Everyday, I hear anti-gay slurs thrown around to degrade people. I can easily say I hear the words "that's so gay," and "faggot" snarled dozens of times each day. It hurts me that nobody, not even the teachers, try to put an end to this. It takes a lot of willpower to get up in the morning and face the hatred of the human race. But I proudly display a rainbow wristband wherever I go, to show the world that I am not afraid to be who I am. I was born a lesbian, and I will not live my life denying that this is so.

A large part of my extended family views me as a different person, a bad person, now that I've come out to them. But my cousins, the people of my generation, dare to counter their parents' moral views and support me and what they believe in. It is up to us to take the first step in ridding our society of homophobia and discrimination. We need not be afraid to stand up to authority figures and demand equal rights, whether it is a priest or a president. Our world leaders need to put an end to horrors such as "correctional rape" done in Africa, where men rape lesbians to try to turn them straight.
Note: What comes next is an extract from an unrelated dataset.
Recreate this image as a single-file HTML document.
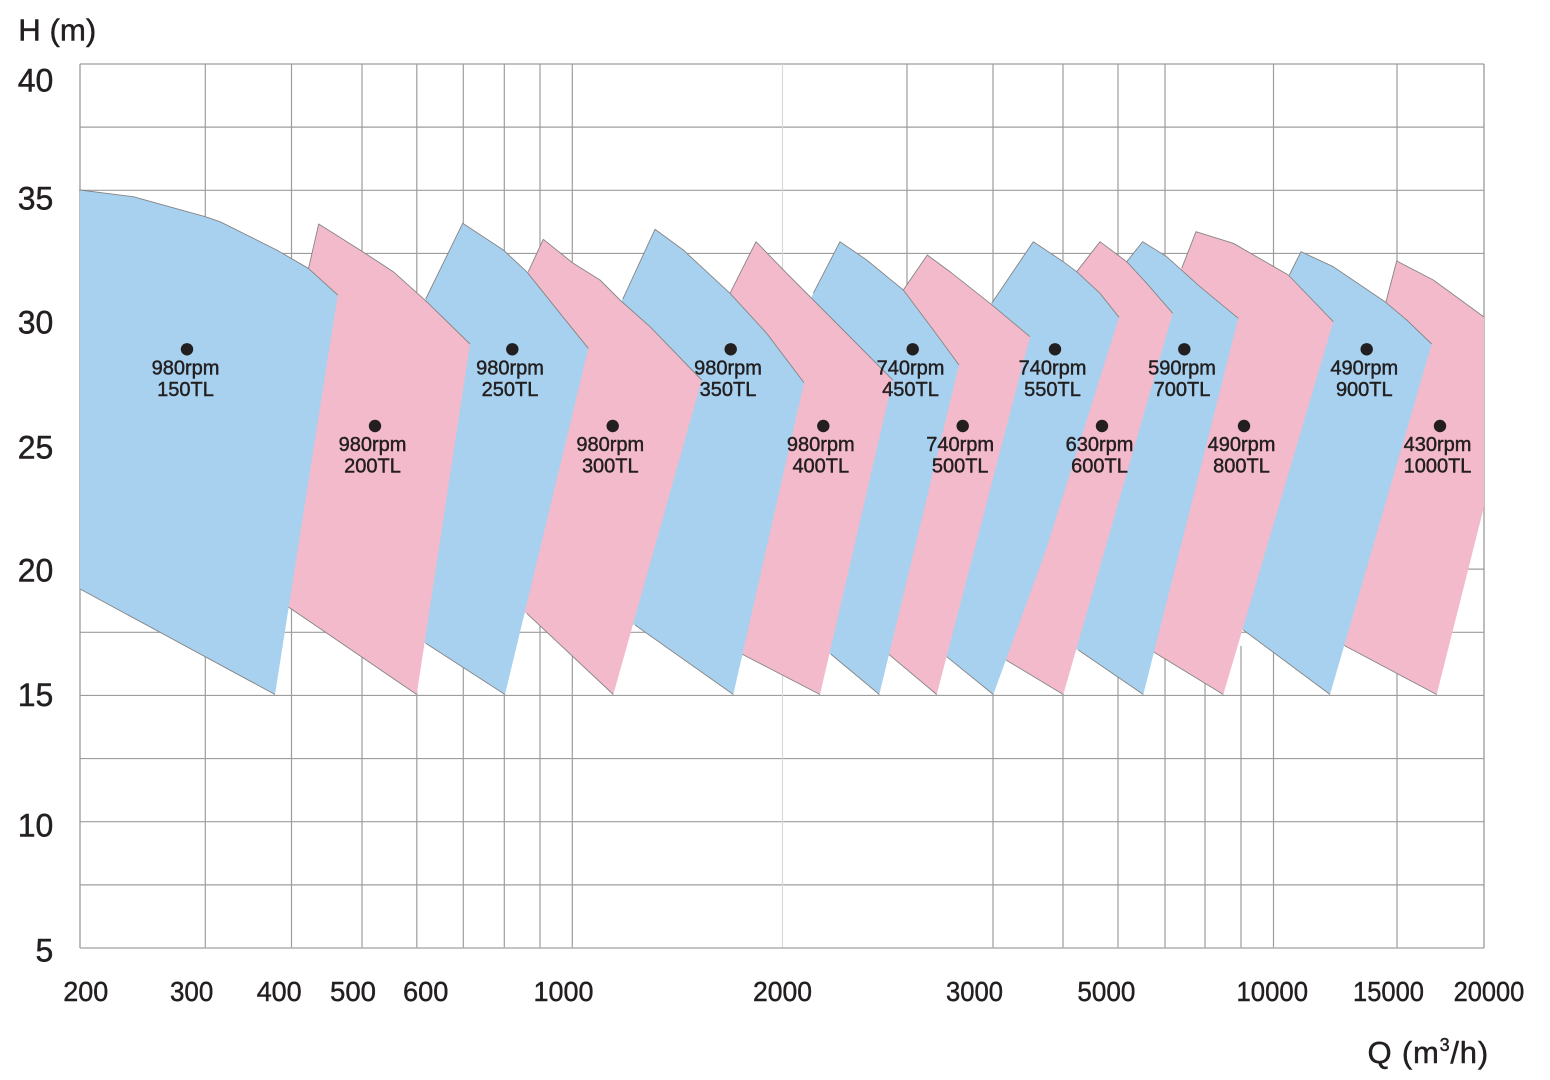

But world changes start at a personal level. We need to stand up to our peers, and stop anti-gay bullying in our schools. As the president of the Gay and Straight Alliance in my school, I seek to educate my peers about the consequences of harassment and homophobic slurs. A large percentage of suicide victims were LGBT (Lesbian, Gay, Bisexual and Transgender) persons bullied by their peers. With the halt of anti-gay bullying, these teens can grow and develop into productive members of society.

Though it may not be the norm to stand up for one's beliefs in high school, it is imperative that we do so. Change cannot occur on global levels if it cannot happen in our own schools. We must question the morals of those before us and pursue a course of action to acquire equal rights for homosexuals. We hold the key to the future in our hands. The future starts now.